**WHAT IS BEING ASKED**
Write out all the entries word for word and omit any pictures.

**Plotting code records**
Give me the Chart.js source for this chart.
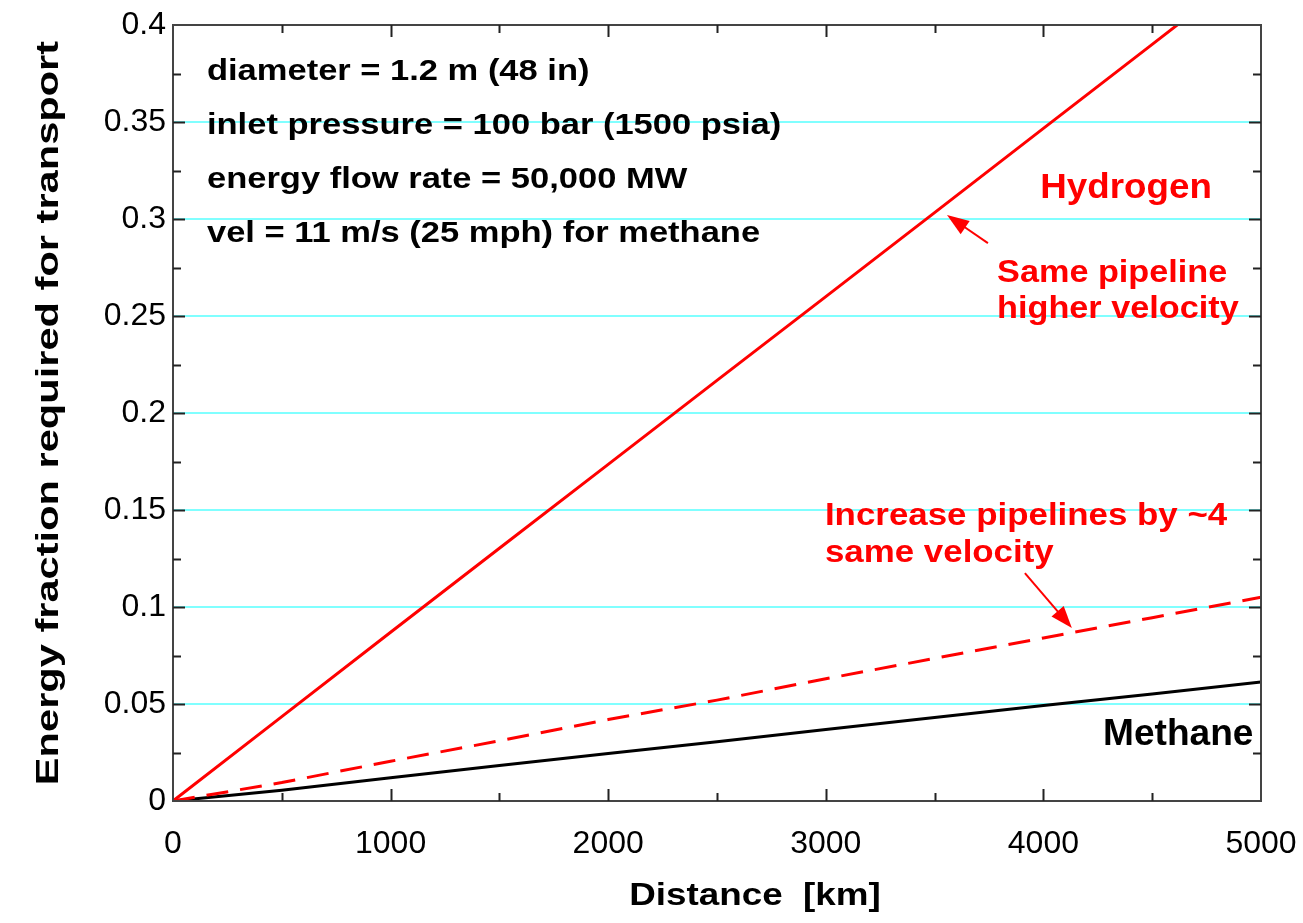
<!DOCTYPE html>
<html>
<head>
<meta charset="utf-8">
<script src="https://cdn.jsdelivr.net/npm/chart.js@4.4.1/dist/chart.umd.min.js"></script>
<style>
  html, body { margin: 0; padding: 0; background: #fff; }
  #wrap { width: 1303px; height: 923px; position: relative; }
</style>
</head>
<body>
<div id="wrap"><canvas id="chart"></canvas></div>
<script>
// datos
const distanceKm   = [0, 500, 1000, 1500, 2000, 2500, 3000, 3500, 4000, 4500, 5000];
const hydrogenSame = [0, 0.0435, 0.0870, 0.1303, 0.1735, 0.2168, 0.2600, 0.3033, 0.3467, 0.3900, 0.4335];
const hydrogen4x   = [0, 0.0095, 0.0205, 0.0310, 0.0420, 0.0520, 0.0630, 0.0735, 0.0840, 0.0945, 0.1050];
const methane      = [0, 0.0055, 0.0120, 0.0183, 0.0245, 0.0306, 0.0368, 0.0430, 0.0492, 0.0552, 0.0613];

const xTickLabels = ['0', '1000', '2000', '3000', '4000', '5000'];
const yTickLabels = ['0', '0.05', '0.1', '0.15', '0.2', '0.25', '0.3', '0.35', '0.4'];

const infoLines = [
  'diameter = 1.2 m (48 in)',
  'inlet pressure = 100 bar (1500 psia)',
  'energy flow rate = 50,000 MW',
  'vel = 11 m/s (25 mph) for methane'
];

const FONT = '"Liberation Sans", Arial, Helvetica, sans-serif';
const RED = '#ff0000';

function pts(ys) {
  return distanceKm.map((d, i) => ({ x: d, y: ys[i] }));
}

function txt(ctx, str, px, py, size, sx, color, align) {
  ctx.save();
  ctx.font = 'bold ' + size + 'px ' + FONT;
  ctx.fillStyle = color;
  ctx.textAlign = align || 'left';
  ctx.textBaseline = 'alphabetic';
  ctx.translate(px, py);
  ctx.scale(sx, 1);
  ctx.fillText(str, 0, 0);
  ctx.restore();
}

function arrow(ctx, x1, y1, x2, y2) {
  const ang = Math.atan2(y2 - y1, x2 - x1);
  const L = 22, W = 8;
  ctx.save();
  ctx.strokeStyle = RED;
  ctx.fillStyle = RED;
  ctx.lineWidth = 2;
  ctx.beginPath();
  ctx.moveTo(x1, y1);
  ctx.lineTo(x2 - Math.cos(ang) * L * 0.8, y2 - Math.sin(ang) * L * 0.8);
  ctx.stroke();
  ctx.beginPath();
  ctx.moveTo(x2, y2);
  ctx.lineTo(x2 - Math.cos(ang) * L - Math.sin(ang) * W, y2 - Math.sin(ang) * L + Math.cos(ang) * W);
  ctx.lineTo(x2 - Math.cos(ang) * L + Math.sin(ang) * W, y2 - Math.sin(ang) * L - Math.cos(ang) * W);
  ctx.closePath();
  ctx.fill();
  ctx.restore();
}

const decor = {
  id: 'decor',
  afterDatasetsDraw(chart) {
    const { ctx, chartArea: a, scales: { x, y } } = chart;

    // marco
    ctx.save();
    ctx.strokeStyle = '#444';
    ctx.lineWidth = 2;
    ctx.strokeRect(a.left, a.top, a.right - a.left, a.bottom - a.top);

    // ticks hacia dentro en los cuatro lados
    ctx.strokeStyle = '#222';
    ctx.lineWidth = 2;
    ctx.beginPath();
    for (let v = 500; v < 5000; v += 500) {
      const px = Math.round(x.getPixelForValue(v)) + 0.5;
      const len = v % 1000 === 0 ? 12 : 8;
      ctx.moveTo(px, a.bottom); ctx.lineTo(px, a.bottom - len);
      ctx.moveTo(px, a.top); ctx.lineTo(px, a.top + len);
    }
    for (let k = 1; k < 16; k++) {
      const v = k * 0.025;
      const py = Math.round(y.getPixelForValue(v)) + 0.5;
      const len = k % 2 === 0 ? 12 : 8;
      ctx.moveTo(a.left, py); ctx.lineTo(a.left + len, py);
      ctx.moveTo(a.right, py); ctx.lineTo(a.right - len, py);
    }
    ctx.stroke();
    ctx.restore();

    // texto de parametros
    infoLines.forEach((s, i) => {
      txt(ctx, s, x.getPixelForValue(156), y.getPixelForValue(0.3716 - i * 0.0278), 30, 1.15, '#000');
    });

    // etiquetas
    txt(ctx, 'Hydrogen', x.getPixelForValue(4380), y.getPixelForValue(0.311), 35, 1.05, RED, 'center');
    txt(ctx, 'Same pipeline', x.getPixelForValue(3787), y.getPixelForValue(0.2675), 32, 1.07, RED);
    txt(ctx, 'higher velocity', x.getPixelForValue(3787), y.getPixelForValue(0.249), 32, 1.07, RED);
    txt(ctx, 'Increase pipelines by ~4', x.getPixelForValue(2996), y.getPixelForValue(0.1423), 32, 1.09, RED);
    txt(ctx, 'same velocity', x.getPixelForValue(2996), y.getPixelForValue(0.1232), 32, 1.09, RED);
    txt(ctx, 'Methane', x.getPixelForValue(4274), y.getPixelForValue(0.0289), 36, 1.03, '#000');

    // flechas
    arrow(ctx, x.getPixelForValue(3745), y.getPixelForValue(0.2876), x.getPixelForValue(3557), y.getPixelForValue(0.302));
    arrow(ctx, x.getPixelForValue(3915), y.getPixelForValue(0.1175), x.getPixelForValue(4131), y.getPixelForValue(0.0892));

    // titulos de ejes
    txt(ctx, 'Distance  [km]', 755, 905, 32, 1.15, '#000', 'center');
    ctx.save();
    ctx.translate(58, (a.top + a.bottom) / 2);
    ctx.rotate(-Math.PI / 2);
    txt(ctx, 'Energy fraction required for transport', 0, 0, 32, 1.3, '#000', 'center');
    ctx.restore();
  }
};

new Chart(document.getElementById('chart'), {
  type: 'line',
  data: {
    datasets: [
      { label: 'Hydrogen same pipeline', data: pts(hydrogenSame), borderColor: RED, borderWidth: 3, pointRadius: 0, tension: 0 },
      { label: 'Hydrogen 4 pipelines', data: pts(hydrogen4x), borderColor: RED, borderWidth: 3, borderDash: [22, 12], pointRadius: 0, tension: 0 },
      { label: 'Methane', data: pts(methane), borderColor: '#000', borderWidth: 3, pointRadius: 0, tension: 0 }
    ]
  },
  options: {
    responsive: true,
    maintainAspectRatio: false,
    animation: false,
    layout: { padding: { left: 0, top: 25, right: 42, bottom: 0 } },
    plugins: { legend: { display: false }, tooltip: { enabled: false } },
    scales: {
      x: {
        type: 'linear', min: 0, max: 5000,
        afterFit: s => { s.height = 122; s.paddingLeft = 0; s.paddingRight = 0; },
        afterBuildTicks: s => { s.ticks = xTickLabels.map(t => ({ value: Number(t) })); },
        ticks: {
          callback: (v) => xTickLabels.find(t => Number(t) === v),
          color: '#000', padding: 24, maxRotation: 0, autoSkip: false,
          font: { family: FONT, size: 32 }
        },
        grid: { display: false, drawTicks: false },
        border: { display: false }
      },
      y: {
        min: 0, max: 0.4,
        afterFit: s => { s.width = 173; s.paddingTop = 0; s.paddingBottom = 0; },
        afterBuildTicks: s => { s.ticks = yTickLabels.map(t => ({ value: Number(t) })); },
        ticks: {
          callback: (v) => yTickLabels.find(t => Number(t) === v),
          color: '#000', padding: 7, autoSkip: false,
          font: { family: FONT, size: 32 }
        },
        grid: {
          drawTicks: false,
          lineWidth: 2,
          color: c => (c.tick && (c.tick.value === 0 || c.tick.value === 0.4)) ? 'rgba(0,0,0,0)' : '#80ffff'
        },
        border: { display: false }
      }
    }
  },
  plugins: [decor]
});
</script>
</body>
</html>
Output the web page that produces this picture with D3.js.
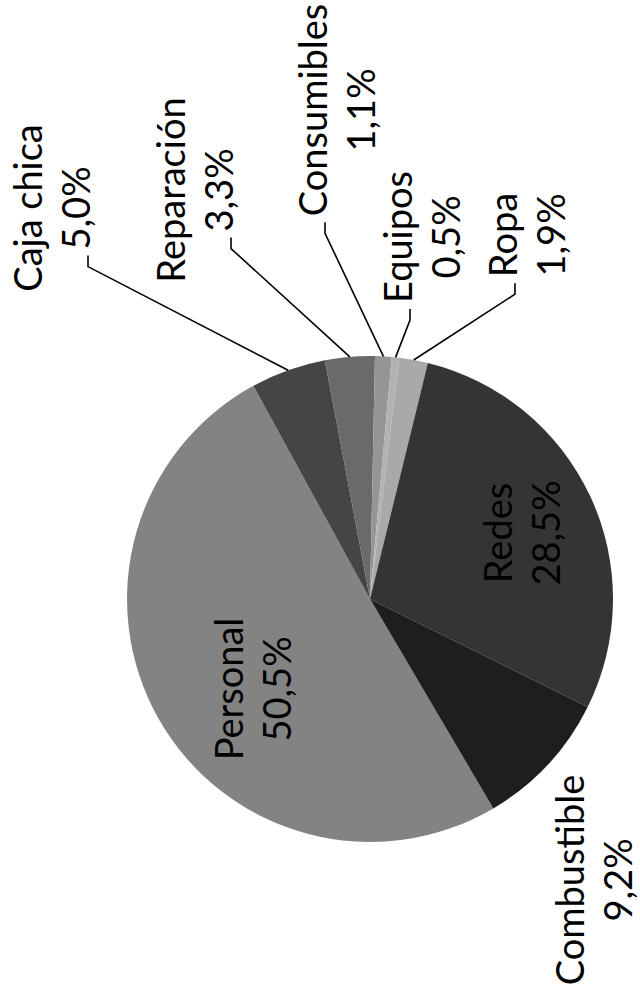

**OUTPUT BELOW**
Give me the Chart.js source for this chart.
<!DOCTYPE html>
<html>
<head>
<meta charset="utf-8">
<script src="https://cdn.jsdelivr.net/npm/chart.js@4.4.1/dist/chart.umd.min.js"></script>
<style>
  html, body { margin: 0; padding: 0; background: #fff; }
  #wrap { width: 1303px; height: 923px; position: relative; }
</style>
</head>
<body>
<div id="wrap"><canvas id="chart"></canvas></div>
<script>
// datos
const distanceKm   = [0, 500, 1000, 1500, 2000, 2500, 3000, 3500, 4000, 4500, 5000];
const hydrogenSame = [0, 0.0435, 0.0870, 0.1303, 0.1735, 0.2168, 0.2600, 0.3033, 0.3467, 0.3900, 0.4335];
const hydrogen4x   = [0, 0.0095, 0.0205, 0.0310, 0.0420, 0.0520, 0.0630, 0.0735, 0.0840, 0.0945, 0.1050];
const methane      = [0, 0.0055, 0.0120, 0.0183, 0.0245, 0.0306, 0.0368, 0.0430, 0.0492, 0.0552, 0.0613];

const xTickLabels = ['0', '1000', '2000', '3000', '4000', '5000'];
const yTickLabels = ['0', '0.05', '0.1', '0.15', '0.2', '0.25', '0.3', '0.35', '0.4'];

const infoLines = [
  'diameter = 1.2 m (48 in)',
  'inlet pressure = 100 bar (1500 psia)',
  'energy flow rate = 50,000 MW',
  'vel = 11 m/s (25 mph) for methane'
];

const FONT = '"Liberation Sans", Arial, Helvetica, sans-serif';
const RED = '#ff0000';

function pts(ys) {
  return distanceKm.map((d, i) => ({ x: d, y: ys[i] }));
}

function txt(ctx, str, px, py, size, sx, color, align) {
  ctx.save();
  ctx.font = 'bold ' + size + 'px ' + FONT;
  ctx.fillStyle = color;
  ctx.textAlign = align || 'left';
  ctx.textBaseline = 'alphabetic';
  ctx.translate(px, py);
  ctx.scale(sx, 1);
  ctx.fillText(str, 0, 0);
  ctx.restore();
}

function arrow(ctx, x1, y1, x2, y2) {
  const ang = Math.atan2(y2 - y1, x2 - x1);
  const L = 22, W = 8;
  ctx.save();
  ctx.strokeStyle = RED;
  ctx.fillStyle = RED;
  ctx.lineWidth = 2;
  ctx.beginPath();
  ctx.moveTo(x1, y1);
  ctx.lineTo(x2 - Math.cos(ang) * L * 0.8, y2 - Math.sin(ang) * L * 0.8);
  ctx.stroke();
  ctx.beginPath();
  ctx.moveTo(x2, y2);
  ctx.lineTo(x2 - Math.cos(ang) * L - Math.sin(ang) * W, y2 - Math.sin(ang) * L + Math.cos(ang) * W);
  ctx.lineTo(x2 - Math.cos(ang) * L + Math.sin(ang) * W, y2 - Math.sin(ang) * L - Math.cos(ang) * W);
  ctx.closePath();
  ctx.fill();
  ctx.restore();
}

const decor = {
  id: 'decor',
  afterDatasetsDraw(chart) {
    const { ctx, chartArea: a, scales: { x, y } } = chart;

    // marco
    ctx.save();
    ctx.strokeStyle = '#444';
    ctx.lineWidth = 2;
    ctx.strokeRect(a.left, a.top, a.right - a.left, a.bottom - a.top);

    // ticks hacia dentro en los cuatro lados
    ctx.strokeStyle = '#222';
    ctx.lineWidth = 2;
    ctx.beginPath();
    for (let v = 500; v < 5000; v += 500) {
      const px = Math.round(x.getPixelForValue(v)) + 0.5;
      const len = v % 1000 === 0 ? 12 : 8;
      ctx.moveTo(px, a.bottom); ctx.lineTo(px, a.bottom - len);
      ctx.moveTo(px, a.top); ctx.lineTo(px, a.top + len);
    }
    for (let k = 1; k < 16; k++) {
      const v = k * 0.025;
      const py = Math.round(y.getPixelForValue(v)) + 0.5;
      const len = k % 2 === 0 ? 12 : 8;
      ctx.moveTo(a.left, py); ctx.lineTo(a.left + len, py);
      ctx.moveTo(a.right, py); ctx.lineTo(a.right - len, py);
    }
    ctx.stroke();
    ctx.restore();

    // texto de parametros
    infoLines.forEach((s, i) => {
      txt(ctx, s, x.getPixelForValue(156), y.getPixelForValue(0.3716 - i * 0.0278), 30, 1.15, '#000');
    });

    // etiquetas
    txt(ctx, 'Hydrogen', x.getPixelForValue(4380), y.getPixelForValue(0.311), 35, 1.05, RED, 'center');
    txt(ctx, 'Same pipeline', x.getPixelForValue(3787), y.getPixelForValue(0.2675), 32, 1.07, RED);
    txt(ctx, 'higher velocity', x.getPixelForValue(3787), y.getPixelForValue(0.249), 32, 1.07, RED);
    txt(ctx, 'Increase pipelines by ~4', x.getPixelForValue(2996), y.getPixelForValue(0.1423), 32, 1.09, RED);
    txt(ctx, 'same velocity', x.getPixelForValue(2996), y.getPixelForValue(0.1232), 32, 1.09, RED);
    txt(ctx, 'Methane', x.getPixelForValue(4274), y.getPixelForValue(0.0289), 36, 1.03, '#000');

    // flechas
    arrow(ctx, x.getPixelForValue(3745), y.getPixelForValue(0.2876), x.getPixelForValue(3557), y.getPixelForValue(0.302));
    arrow(ctx, x.getPixelForValue(3915), y.getPixelForValue(0.1175), x.getPixelForValue(4131), y.getPixelForValue(0.0892));

    // titulos de ejes
    txt(ctx, 'Distance  [km]', 755, 905, 32, 1.15, '#000', 'center');
    ctx.save();
    ctx.translate(58, (a.top + a.bottom) / 2);
    ctx.rotate(-Math.PI / 2);
    txt(ctx, 'Energy fraction required for transport', 0, 0, 32, 1.3, '#000', 'center');
    ctx.restore();
  }
};

new Chart(document.getElementById('chart'), {
  type: 'line',
  data: {
    datasets: [
      { label: 'Hydrogen same pipeline', data: pts(hydrogenSame), borderColor: RED, borderWidth: 3, pointRadius: 0, tension: 0 },
      { label: 'Hydrogen 4 pipelines', data: pts(hydrogen4x), borderColor: RED, borderWidth: 3, borderDash: [22, 12], pointRadius: 0, tension: 0 },
      { label: 'Methane', data: pts(methane), borderColor: '#000', borderWidth: 3, pointRadius: 0, tension: 0 }
    ]
  },
  options: {
    responsive: true,
    maintainAspectRatio: false,
    animation: false,
    layout: { padding: { left: 0, top: 25, right: 42, bottom: 0 } },
    plugins: { legend: { display: false }, tooltip: { enabled: false } },
    scales: {
      x: {
        type: 'linear', min: 0, max: 5000,
        afterFit: s => { s.height = 122; s.paddingLeft = 0; s.paddingRight = 0; },
        afterBuildTicks: s => { s.ticks = xTickLabels.map(t => ({ value: Number(t) })); },
        ticks: {
          callback: (v) => xTickLabels.find(t => Number(t) === v),
          color: '#000', padding: 24, maxRotation: 0, autoSkip: false,
          font: { family: FONT, size: 32 }
        },
        grid: { display: false, drawTicks: false },
        border: { display: false }
      },
      y: {
        min: 0, max: 0.4,
        afterFit: s => { s.width = 173; s.paddingTop = 0; s.paddingBottom = 0; },
        afterBuildTicks: s => { s.ticks = yTickLabels.map(t => ({ value: Number(t) })); },
        ticks: {
          callback: (v) => yTickLabels.find(t => Number(t) === v),
          color: '#000', padding: 7, autoSkip: false,
          font: { family: FONT, size: 32 }
        },
        grid: {
          drawTicks: false,
          lineWidth: 2,
          color: c => (c.tick && (c.tick.value === 0 || c.tick.value === 0.4)) ? 'rgba(0,0,0,0)' : '#80ffff'
        },
        border: { display: false }
      }
    }
  },
  plugins: [decor]
});
</script>
</body>
</html>
Output the web page that produces this picture with D3.js.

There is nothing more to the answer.